My part at each of these events is to stand up and tell the community about what PHA has done and is doing for our PHamily, and it is a part that I relish. Educating all about the value proposition of this organization that I so love to be a part of is clearly the best part of my job. Not everyone knows that thanks in part or whole to PHA that while we only had 100 or so physicians treating PH in 2001 we now have closer to 10,000. Or, that in some cases these doctors are only seeing one or two patients a year so there is a serious need for medical education that PHA delivers through 5 different medical education programs that meet over 60 times a year in addition to our PHA Online University. Together PHA’s programs served nearly 112,000 people last year who wanted to further their knowledge about PH. Publishing our medical journal Advances in Pulmonary Hypertension, to the tune of 40,000 copies every quarter, furthers that education effort around the world.

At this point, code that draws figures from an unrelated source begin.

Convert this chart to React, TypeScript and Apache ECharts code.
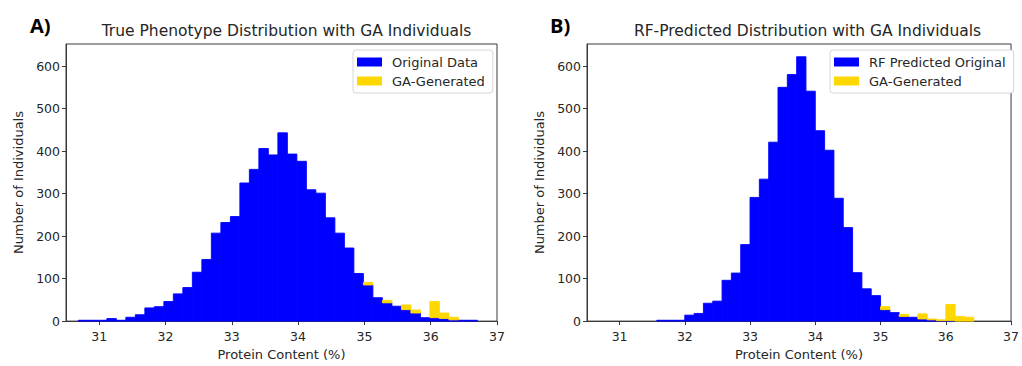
import React, { useEffect, useRef } from "react";
import * as echarts from "echarts";

// ---- Data (histogram bin counts) ----
const BIN_START_A = 30.686;
const BIN_WIDTH_A = 0.1433;
const originalA = [
  2, 2, 2, 6, 2, 9, 15, 31, 34, 46, 64, 79, 115, 145, 207, 232, 246, 325, 357, 406,
  391, 443, 393, 376, 309, 301, 243, 207, 172, 112, 85, 55, 43, 35, 27, 19, 8, 8, 6, 3,
  2, 2,
];
const gaA = [
  0, 0, 0, 0, 0, 0, 0, 0, 0, 0, 0, 0, 0, 0, 0, 0, 0, 0, 0, 0,
  0, 0, 0, 0, 0, 0, 0, 0, 0, 0, 6, 0, 6, 0, 11, 7, 0, 38, 13, 6,
  0, 0,
];

const BIN_START_B = 31.57;
const BIN_WIDTH_B = 0.1429;
const predictedB = [
  2, 2, 2, 14, 18, 42, 47, 96, 113, 180, 291, 334, 421, 550, 580, 622, 541, 448, 402, 289,
  220, 114, 76, 60, 27, 20, 11, 9, 5, 3, 1, 1, 0, 0,
];
const gaB = [
  0, 0, 0, 0, 0, 0, 0, 0, 0, 0, 0, 0, 0, 0, 0, 0, 0, 0, 0, 0,
  0, 0, 0, 0, 7, 0, 5, 0, 12, 2, 2, 38, 11, 9,
];

const xTicks = [31, 32, 33, 34, 35, 36, 37];
const yTicks = [0, 100, 200, 300, 400, 500, 600];

const titleA = "True Phenotype Distribution with GA Individuals";
const titleB = "RF-Predicted Distribution with GA Individuals";
const xLabel = "Protein Content (%)";
const yLabel = "Number of Individuals";

const BLUE = "#0000ff";
const GOLD = "#ffd700";
const FONT = "DejaVu Sans";
const TEXT = "#262626";
const FRAME = "#3a3a3a";

function baseRows(start: number, width: number, counts: number[]) {
  return counts.map((c, i) => [start + i * width, start + (i + 1) * width, 0, c]);
}
function stackRows(start: number, width: number, base: number[], extra: number[]) {
  return extra.map((c, i) => [start + i * width, start + (i + 1) * width, base[i], base[i] + c]);
}

const renderBin = (_params: any, api: any) => {
  const x0 = api.value(0);
  const x1 = api.value(1);
  const y0 = api.value(2);
  const y1 = api.value(3);
  if (!(y1 > y0)) return { type: "group", children: [] };
  const p0 = api.coord([x0, y0]);
  const p1 = api.coord([x1, y1]);
  const color = api.visual("color");
  return {
    type: "rect",
    shape: { x: p0[0], y: p1[1], width: p1[0] - p0[0], height: p0[1] - p1[1] },
    style: { fill: color, stroke: color, lineWidth: 0.9 },
  };
};

function xAxis(gridIndex: number) {
  return {
    type: "value",
    gridIndex,
    min: 30.5,
    max: 37,
    name: xLabel,
    nameLocation: "middle",
    nameGap: 24,
    nameTextStyle: { fontFamily: FONT, fontSize: 13, color: TEXT },
    axisLine: { show: true, lineStyle: { color: FRAME, width: 1 } },
    axisTick: { show: true, length: 4, customValues: xTicks, lineStyle: { color: FRAME } },
    axisLabel: { customValues: xTicks, margin: 9, fontFamily: FONT, fontSize: 12.5, color: TEXT },
    splitLine: { show: false },
  };
}
function yAxis(gridIndex: number) {
  return {
    type: "value",
    gridIndex,
    min: 0,
    max: 652,
    name: yLabel,
    nameLocation: "middle",
    nameGap: 41,
    nameTextStyle: { fontFamily: FONT, fontSize: 13, color: TEXT },
    axisLine: { show: true, lineStyle: { color: FRAME, width: 1 } },
    axisTick: { show: true, length: 4, customValues: yTicks, lineStyle: { color: FRAME } },
    axisLabel: { customValues: yTicks, margin: 6, fontFamily: FONT, fontSize: 12.5, color: TEXT },
    splitLine: { show: false },
  };
}

function legend(left: number, names: string[]) {
  return {
    left,
    top: 50,
    orient: "vertical",
    backgroundColor: "#ffffff",
    borderColor: "#d6d6d6",
    borderWidth: 1,
    borderRadius: 3,
    padding: [5, 8, 5, 4],
    itemGap: 5,
    itemWidth: 25,
    itemHeight: 9,
    icon: "rect",
    data: names.map((n) => ({ name: n, icon: "rect" })),
    textStyle: { fontFamily: FONT, fontSize: 13, color: TEXT, lineHeight: 14, padding: [0, 0, 0, 5] },
    selectedMode: false,
  };
}

export default function App() {
  const ref = useRef<HTMLDivElement>(null);
  useEffect(() => {
    if (!ref.current) return;
    const chart = echarts.init(ref.current, undefined, { renderer: "svg" });
    const titleStyle = { fontFamily: FONT, fontSize: 15.5, fontWeight: "normal", color: TEXT };
    const panelStyle = { fontFamily: "Open Sans", fontSize: 20, fontWeight: "bold", color: "#000" };
    const option = {
      animation: false,
      backgroundColor: "#ffffff",
      title: [
        { text: titleA, left: 281.5, top: 18, textAlign: "center", textStyle: titleStyle },
        { text: titleB, left: 802.5, top: 18, textAlign: "center", textStyle: titleStyle },
        { text: "A)", left: 25, top: 10, textStyle: panelStyle },
        { text: "B)", left: 545, top: 10, textStyle: panelStyle },
      ],
      grid: [
        { left: 66, top: 44, width: 431, height: 281, show: true, borderColor: FRAME, borderWidth: 1, backgroundColor: "transparent" },
        { left: 587, top: 44, width: 431, height: 281, show: true, borderColor: FRAME, borderWidth: 1, backgroundColor: "transparent" },
      ],
      xAxis: [xAxis(0), xAxis(1)],
      yAxis: [yAxis(0), yAxis(1)],
      legend: [legend(353, ["Original Data", "GA-Generated"]), legend(830, ["RF Predicted Original", "GA-Generated "])],
      series: [
        {
          type: "custom",
          name: "Original Data",
          xAxisIndex: 0,
          yAxisIndex: 0,
          renderItem: renderBin,
          itemStyle: { color: BLUE },
          encode: { x: [0, 1], y: [2, 3] },
          data: baseRows(BIN_START_A, BIN_WIDTH_A, originalA),
        },
        {
          type: "custom",
          name: "GA-Generated",
          xAxisIndex: 0,
          yAxisIndex: 0,
          renderItem: renderBin,
          itemStyle: { color: GOLD },
          encode: { x: [0, 1], y: [2, 3] },
          data: stackRows(BIN_START_A, BIN_WIDTH_A, originalA, gaA),
        },
        {
          type: "custom",
          name: "RF Predicted Original",
          xAxisIndex: 1,
          yAxisIndex: 1,
          renderItem: renderBin,
          itemStyle: { color: BLUE },
          encode: { x: [0, 1], y: [2, 3] },
          data: baseRows(BIN_START_B, BIN_WIDTH_B, predictedB),
        },
        {
          type: "custom",
          name: "GA-Generated ",
          xAxisIndex: 1,
          yAxisIndex: 1,
          renderItem: renderBin,
          itemStyle: { color: GOLD },
          encode: { x: [0, 1], y: [2, 3] },
          data: stackRows(BIN_START_B, BIN_WIDTH_B, predictedB, gaB),
        },
      ],
    };
    chart.setOption(option as any);
    return () => chart.dispose();
  }, []);
  return (
    <div
      ref={ref}
      style={{ position: "fixed", left: 0, top: 0, width: 1022, height: 366, background: "#fff" }}
    />
  );
}
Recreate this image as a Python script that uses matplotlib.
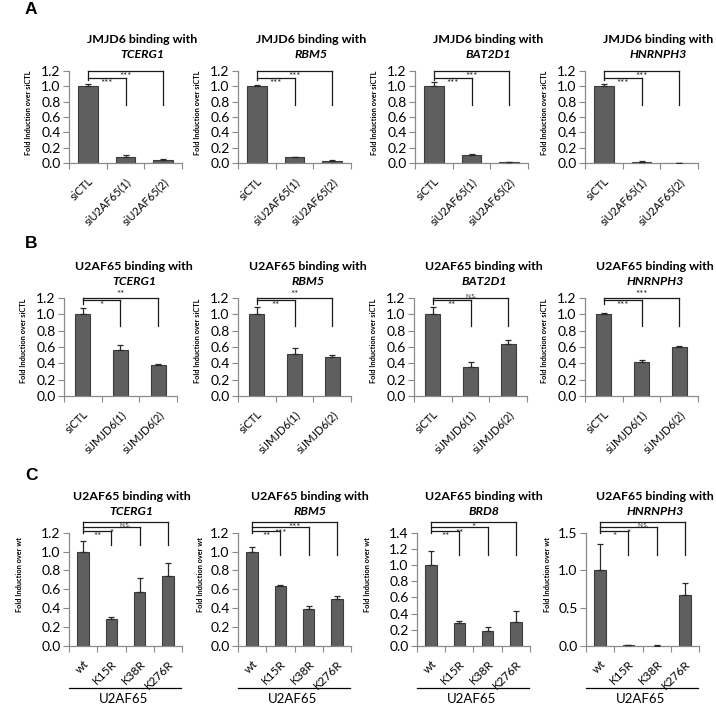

We all know our highest mission is finding the cure for PH, but not everyone knows that PHA funds and administers five separate research programs to include the world’s only pediatric research fund and that over $14 million in research commitments have been made since 2001. Until we find the cure, increasing the quality and length of life is next for us at PHA, and I am so proud to be able to report that even though there were zero (0) FDA approved therapies for PH in 1994, now there are 12 with more on the horizon.

Patient outcomes are always better at medical centers that pull together all of the assets needed to combat this disease. Accordingly, PHA has undertaken a mission at our physicians' requests to certify over 126 PH Care Centers by 2016. Knowing that support for one another out in our communities leads to better outcomes as well, PHA now supports over 245 support groups nationwide led by over 300 of the finest people in our PHamily. Overall, they meet more than 600 times a year.

Ultimately to be as successful as we must be, we must create greater awareness about PH. Thanks to PHA in the last month more than 2,100 NYC taxicabs carried PHA’s public service announcements live on the screens facing the passengers. This led to more than 563,000 plays in only two weeks and 845,000 impressions. Not stopping there our PSAs have been supplied to over 4,000 television stations and have been seen on American Idol among other top-ranked shows. They can also be heard on greater than 9,000 radio stations.

I could go on and on but perhaps the numbers I am most proud of are these. For the past 11 years straight, our PHA has been awarded the absolute highest rating possible, 4 Stars by the independent non-profit evaluator, Charity Navigator. This places PHA in the elite of the elite of nonprofits among less than 1% of the thousands and thousands of charities evaluated annually. Indeed, PHighting back through PHundrasing is an activity that I can fully espouse and it will always get my support. See

Everywhere I carry this message I am greeted by the pride of our community that is so clearly earned and justified. It is a pride in the only organization that works directly for each of us affected by this disease, 24/7.